Filipa Brito e Abreu, de 46 anos, criara a sua própria marca de acessórios. Desenhava malas, fazia-as e vendia-as, através da internet, trabalhando no campo, dentro de uma autocaravana. “A minha inspiração vem com os materiais e a fazer”, explica ela. “Começo a fazer uma coisa e, de repente, estou a fazer outra. É complicado cumprir prazos, temas, mas é bom, é um desafio.”
O recomeço
A primeira colecção da Reclusa, a Primavera-Verão 2018, foi em Março apresentada no Museu da Electricidade. É um "quebrar de onda" que alude a mar e tenta ultrapassar o modo “condescendente” de encarar os produtos da economia social. Cada modelo dá origem a meia de exemplares que custam entre 70 e 235 euros.
Já estão a trabalhar na próxima colecção, a Outono/Inverno 2018. As malas de pano estão a chegar à prisão cortadas. As reclusas furam, marcam, cosem. As de pele vão para três artesãos de pele certificados, que são parceiros do projecto.
“Adoro trabalhar com elas”, afiança a designer, residente em Moura. “Sinto que é bom para elas, que elas gostam. Acho que sentem que estão a fazer uma coisa séria, não uma coisinha. É quase como uma luzinha. Uma mulher que vai sair agora andava sempre atrás de mim a dizer que queria vir trabalhar para aqui.”
O “aqui” de que fala é a loja-oficina. A fazer venda directa e trabalho administrativo está uma ex-reclusa, Liliana Rodrigues, de 38 anos. O plano é terem cada vez mais mulheres a passar por ali uns meses, a ganhar experiência, e a serem encaminhadas para parceiros, no mercado de trabalho regular.
Segundo Madalena Mantas, desde 2014, “começaram por trabalhar na loja/oficina fora do Estabelecimento Prisional de Tires e posteriormente foram encaminhados para o mercado de trabalho dez pessoas”. Dedicam-se, hoje, a "vendas, restauração, administrativo, trabalho doméstico". Ninguém reincidiu.
Produção total dentro da prisão
O próximo passo é produzir todos os artigos dentro da prisão. Isso permitirá oferecer trabalho a mais reclusas, ao mesmo tempo que lhes darão formação em corte, costura, marroquinaria, e, à saída, as apoiarão na inserção socioprofissional. A designer e os três artesãos estão prontos para as formar.

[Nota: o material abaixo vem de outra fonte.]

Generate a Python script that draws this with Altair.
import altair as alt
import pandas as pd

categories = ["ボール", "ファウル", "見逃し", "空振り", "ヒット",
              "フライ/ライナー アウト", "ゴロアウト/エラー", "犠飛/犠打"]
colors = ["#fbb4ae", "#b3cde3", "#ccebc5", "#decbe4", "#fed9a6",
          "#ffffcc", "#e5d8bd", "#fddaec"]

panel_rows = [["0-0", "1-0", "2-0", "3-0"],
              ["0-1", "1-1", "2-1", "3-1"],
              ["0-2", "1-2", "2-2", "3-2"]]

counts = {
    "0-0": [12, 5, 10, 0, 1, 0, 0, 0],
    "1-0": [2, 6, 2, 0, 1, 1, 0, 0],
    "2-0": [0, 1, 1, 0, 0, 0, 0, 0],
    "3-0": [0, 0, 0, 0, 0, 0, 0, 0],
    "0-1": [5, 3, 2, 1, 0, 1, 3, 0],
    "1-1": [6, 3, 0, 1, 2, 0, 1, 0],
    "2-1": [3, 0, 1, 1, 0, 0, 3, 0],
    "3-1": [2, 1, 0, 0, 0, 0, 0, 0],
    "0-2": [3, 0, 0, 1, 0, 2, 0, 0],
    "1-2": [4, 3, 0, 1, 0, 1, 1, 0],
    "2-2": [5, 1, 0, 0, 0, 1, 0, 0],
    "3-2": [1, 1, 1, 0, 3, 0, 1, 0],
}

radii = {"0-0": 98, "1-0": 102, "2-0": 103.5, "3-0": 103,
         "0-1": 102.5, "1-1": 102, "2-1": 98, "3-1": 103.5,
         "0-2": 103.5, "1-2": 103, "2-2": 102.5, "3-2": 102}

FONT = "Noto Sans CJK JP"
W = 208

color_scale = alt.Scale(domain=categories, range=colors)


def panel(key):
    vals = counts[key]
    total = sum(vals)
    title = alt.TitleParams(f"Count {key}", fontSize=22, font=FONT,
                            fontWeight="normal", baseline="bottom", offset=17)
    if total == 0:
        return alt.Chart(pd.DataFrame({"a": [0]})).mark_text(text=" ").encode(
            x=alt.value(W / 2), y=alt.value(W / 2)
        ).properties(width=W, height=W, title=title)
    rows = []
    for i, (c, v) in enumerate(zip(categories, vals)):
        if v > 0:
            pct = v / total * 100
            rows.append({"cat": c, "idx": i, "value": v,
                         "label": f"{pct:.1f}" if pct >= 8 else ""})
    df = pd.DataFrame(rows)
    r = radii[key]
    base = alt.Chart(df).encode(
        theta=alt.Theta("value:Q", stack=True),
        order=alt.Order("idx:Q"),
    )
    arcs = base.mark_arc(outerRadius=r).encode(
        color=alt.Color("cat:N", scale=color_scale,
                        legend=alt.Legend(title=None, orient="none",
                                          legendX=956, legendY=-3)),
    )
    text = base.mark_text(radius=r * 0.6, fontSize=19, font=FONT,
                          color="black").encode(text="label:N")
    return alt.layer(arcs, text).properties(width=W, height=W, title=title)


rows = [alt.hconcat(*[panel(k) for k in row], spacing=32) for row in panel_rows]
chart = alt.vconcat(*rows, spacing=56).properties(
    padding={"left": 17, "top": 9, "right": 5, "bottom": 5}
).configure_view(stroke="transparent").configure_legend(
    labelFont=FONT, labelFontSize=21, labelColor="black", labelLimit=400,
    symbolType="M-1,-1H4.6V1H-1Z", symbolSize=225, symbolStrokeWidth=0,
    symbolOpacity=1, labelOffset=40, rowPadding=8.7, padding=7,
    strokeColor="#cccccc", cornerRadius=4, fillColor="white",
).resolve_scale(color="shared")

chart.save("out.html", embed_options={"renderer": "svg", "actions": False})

Como não têm verbas para reconverter a antiga lavandaria em fábrica, concorreram ao Prémio BPI Solidário 2018, aberto a instituições privadas sem fins lucrativos com projectos sociais inovadores. “Temos engenheiros e arquitectos que fizeram projectos, orçamentos”, detalha, com entusiasmo, Madalena Mantas.
Para já, a Direcção-Geral de Reinserção e Serviços Prisionais não se compromete. “Esta é uma pretensão da IPSS relativamente à qual aguardamos pedido formal e devidamente detalhado que estamos disponíveis para analisar, sendo, porém, ainda prematuro emitir um juízo final”, informa, por email.
Segundo afirma, naquela prisão "estão a trabalhar sete empresas externas dos ramos de actividade de componentes eléctricos, de ferragens, de embalagem de molas, de malas de diversos materiais, de acessórios de cabelo, de peças de caixilharia e de lençóis e panos de cozinha”. No seu conjunto, “dão trabalho a 158 reclusas”.
A Reclusa não se confunde com essas empresas. “Somos uma associação que promove a reinserção social”, enfatiza Madalena Mantas. Não importa apenas dar trabalho a reclusas e pagar-lhes por esse trabalho. Importa conhecê-las, ajudá-las a recomeçar cá fora, como aconteceu com Liliana Rodrigues.